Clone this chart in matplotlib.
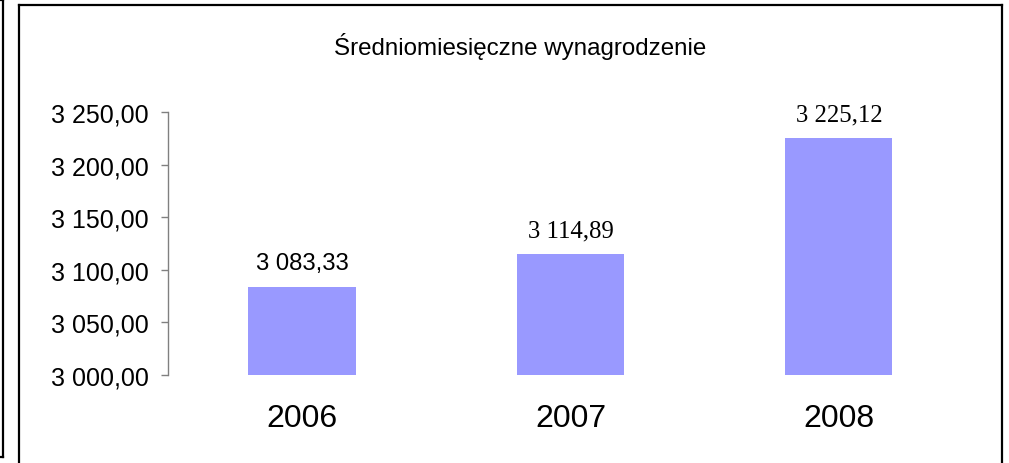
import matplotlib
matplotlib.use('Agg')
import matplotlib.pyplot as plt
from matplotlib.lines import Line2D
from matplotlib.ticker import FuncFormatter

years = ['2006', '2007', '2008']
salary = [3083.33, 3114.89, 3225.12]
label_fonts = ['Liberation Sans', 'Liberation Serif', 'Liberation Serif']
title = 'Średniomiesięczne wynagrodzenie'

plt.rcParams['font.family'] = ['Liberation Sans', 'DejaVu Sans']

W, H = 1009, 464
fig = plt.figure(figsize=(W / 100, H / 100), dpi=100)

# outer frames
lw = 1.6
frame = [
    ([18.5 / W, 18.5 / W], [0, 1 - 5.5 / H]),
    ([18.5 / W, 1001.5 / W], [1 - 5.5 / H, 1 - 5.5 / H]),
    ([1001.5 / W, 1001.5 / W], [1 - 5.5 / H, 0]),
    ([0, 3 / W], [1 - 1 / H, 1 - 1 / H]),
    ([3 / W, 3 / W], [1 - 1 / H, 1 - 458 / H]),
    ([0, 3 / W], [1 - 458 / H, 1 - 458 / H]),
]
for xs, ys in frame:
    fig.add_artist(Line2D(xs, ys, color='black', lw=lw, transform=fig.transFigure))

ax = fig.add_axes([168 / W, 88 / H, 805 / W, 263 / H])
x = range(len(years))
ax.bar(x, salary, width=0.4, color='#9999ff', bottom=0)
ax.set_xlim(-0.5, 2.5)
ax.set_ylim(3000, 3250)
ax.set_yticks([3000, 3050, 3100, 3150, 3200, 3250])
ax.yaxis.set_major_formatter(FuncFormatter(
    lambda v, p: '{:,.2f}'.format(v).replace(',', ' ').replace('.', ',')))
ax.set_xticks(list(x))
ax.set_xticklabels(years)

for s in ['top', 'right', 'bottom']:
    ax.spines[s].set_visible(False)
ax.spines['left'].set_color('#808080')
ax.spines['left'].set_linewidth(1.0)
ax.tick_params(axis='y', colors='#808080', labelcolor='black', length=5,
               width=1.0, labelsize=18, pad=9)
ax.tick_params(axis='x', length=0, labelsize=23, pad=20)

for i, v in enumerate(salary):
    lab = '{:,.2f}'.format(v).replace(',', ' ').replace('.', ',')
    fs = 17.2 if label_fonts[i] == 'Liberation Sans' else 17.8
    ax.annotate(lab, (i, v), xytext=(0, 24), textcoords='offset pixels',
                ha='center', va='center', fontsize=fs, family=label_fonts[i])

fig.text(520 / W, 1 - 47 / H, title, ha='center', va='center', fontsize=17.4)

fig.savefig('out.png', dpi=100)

****

WORK INSTRUCTIONS: Retype each line of the listing above word for word. Exclude the pictures.

RESULT OF THIS TASK:
Clone this chart in matplotlib.
import matplotlib
matplotlib.use('Agg')
import matplotlib.pyplot as plt
from matplotlib.lines import Line2D
from matplotlib.ticker import FuncFormatter

years = ['2006', '2007', '2008']
salary = [3083.33, 3114.89, 3225.12]
label_fonts = ['Liberation Sans', 'Liberation Serif', 'Liberation Serif']
title = 'Średniomiesięczne wynagrodzenie'

plt.rcParams['font.family'] = ['Liberation Sans', 'DejaVu Sans']

W, H = 1009, 464
fig = plt.figure(figsize=(W / 100, H / 100), dpi=100)

# outer frames
lw = 1.6
frame = [
    ([18.5 / W, 18.5 / W], [0, 1 - 5.5 / H]),
    ([18.5 / W, 1001.5 / W], [1 - 5.5 / H, 1 - 5.5 / H]),
    ([1001.5 / W, 1001.5 / W], [1 - 5.5 / H, 0]),
    ([0, 3 / W], [1 - 1 / H, 1 - 1 / H]),
    ([3 / W, 3 / W], [1 - 1 / H, 1 - 458 / H]),
    ([0, 3 / W], [1 - 458 / H, 1 - 458 / H]),
]
for xs, ys in frame:
    fig.add_artist(Line2D(xs, ys, color='black', lw=lw, transform=fig.transFigure))

ax = fig.add_axes([168 / W, 88 / H, 805 / W, 263 / H])
x = range(len(years))
ax.bar(x, salary, width=0.4, color='#9999ff', bottom=0)
ax.set_xlim(-0.5, 2.5)
ax.set_ylim(3000, 3250)
ax.set_yticks([3000, 3050, 3100, 3150, 3200, 3250])
ax.yaxis.set_major_formatter(FuncFormatter(
    lambda v, p: '{:,.2f}'.format(v).replace(',', ' ').replace('.', ',')))
ax.set_xticks(list(x))
ax.set_xticklabels(years)

for s in ['top', 'right', 'bottom']:
    ax.spines[s].set_visible(False)
ax.spines['left'].set_color('#808080')
ax.spines['left'].set_linewidth(1.0)
ax.tick_params(axis='y', colors='#808080', labelcolor='black', length=5,
               width=1.0, labelsize=18, pad=9)
ax.tick_params(axis='x', length=0, labelsize=23, pad=20)

for i, v in enumerate(salary):
    lab = '{:,.2f}'.format(v).replace(',', ' ').replace('.', ',')
    fs = 17.2 if label_fonts[i] == 'Liberation Sans' else 17.8
    ax.annotate(lab, (i, v), xytext=(0, 24), textcoords='offset pixels',
                ha='center', va='center', fontsize=fs, family=label_fonts[i])

fig.text(520 / W, 1 - 47 / H, title, ha='center', va='center', fontsize=17.4)

fig.savefig('out.png', dpi=100)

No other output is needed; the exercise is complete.